At the moment, we have 2.1 TB of Prometheus database (out of what
df -h' rounds to 3.6 TB in the filesystem), and we're consuming
about 2.8 GB of additional space each day. We should last at least
another year at this rate, but not two. At that point we will
probably upgrade the server's database disks to a pair of larger
HDs; I'd guess that we'll aim for 12 TB or 14 TB HDs to have many
more years of room. Hard drives have provided enough performance
for us, and as usual it probably helps that we almost never look
very far back in time from right now or scan large ranges.
(Prometheus will query back to the start of our database without particular problems, although loading several years of data is not necessarily the fastest thing if you make a query with a big range.)
These days we're running at an ingestion rate of about 39,000 samples a second (this can be computed from the prometheus_tsdb_head_samples_appended_total metric). When we started this was around 21,000 samples a second, but it rose as we added more metrics and more machines. We currently scrape 720 sample sources (although a bunch of these are individual probes on Blackbox). Pushgateway is our largest single source of samples, currently running around 10k per ingestion, followed by a number of host agents (almost entirely because of extra metrics we've added). Over 590 of our 720 sources generate less than 200 samples per scrape.
(This comes from counting
up and looking at scrape_samples_scraped.)
Right now, those 720 scrape sources are mostly 119 host agents, 209 Blackbox ICMP pings, 301 other Blackbox checks, 52 script_exporter checks, and then everything else is in small quantities (although not necessarily small in samples; we only have one Pushgateway, but as mentioned it's the single largest source of samples). Every server with a host agent also gets at least two Blackbox checks (ICMP ping and a SSH connection), but we ping and check other things too as you can see from the numbers.
We currently have 111 alert rules (from summing up prometheus_rule_group_rules), all running at the default 15 second rule evaluation rate. Our rule evaluation time appears to be trivial, as I'd expect since we have almost no alert rules that look back more than a small amount of time.
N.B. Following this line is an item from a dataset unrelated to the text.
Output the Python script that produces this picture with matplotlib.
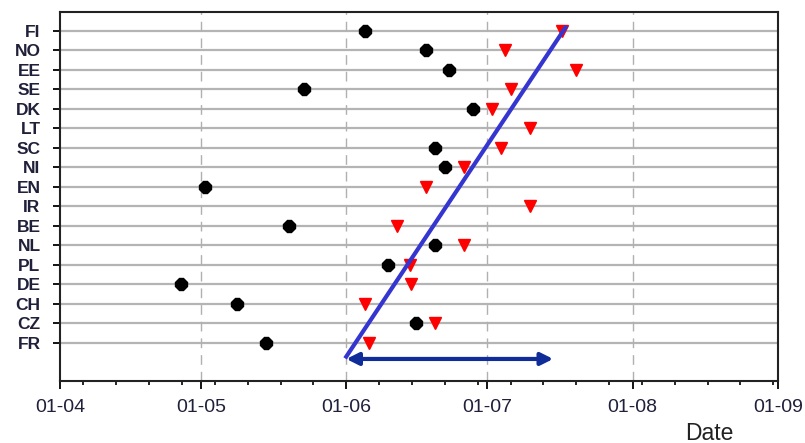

We don't have any recording rules; I used one or two back in the very beginning, then got rid of them once I understood more about what I was doing.
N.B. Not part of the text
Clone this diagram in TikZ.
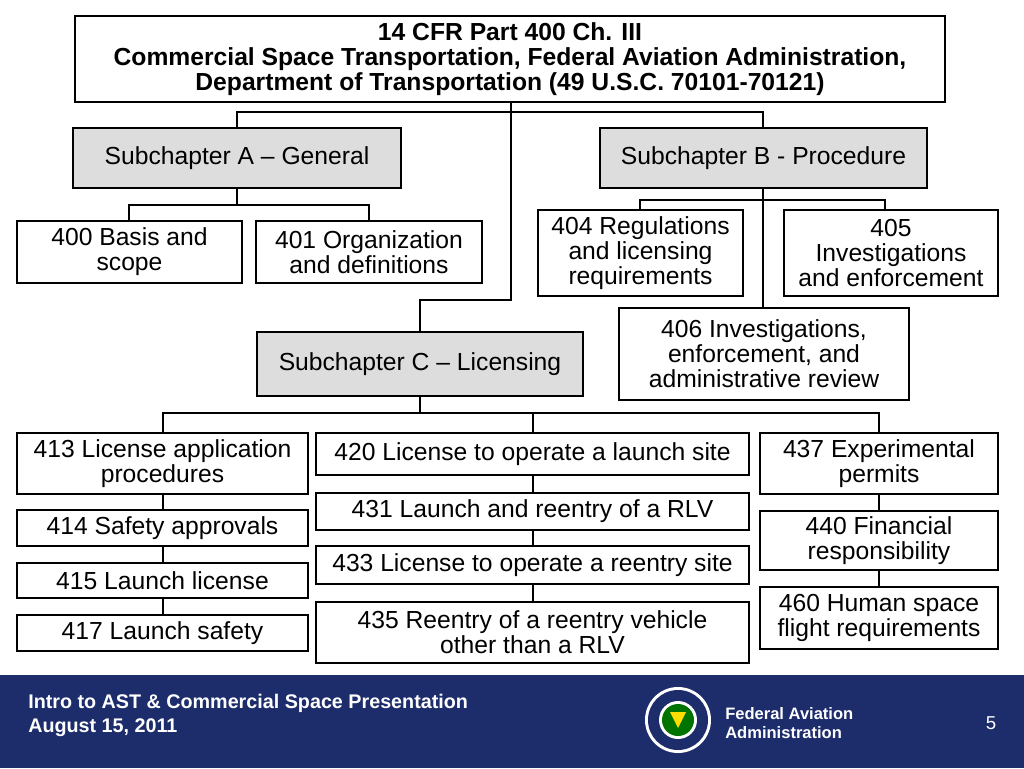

PS: On our normal Ubuntu servers, between 65% and 82% of the host agent metrics are actually our metrics, not node_exporter. This is because we generate our own relatively detailed NFS client metrics for all NFS mounts from our fileservers. On a server with full NFS mounts, which is most of them, this creates about 4,000 time series. This is still a lot fewer than the node_exporter mountstats collector would create if we enabled it.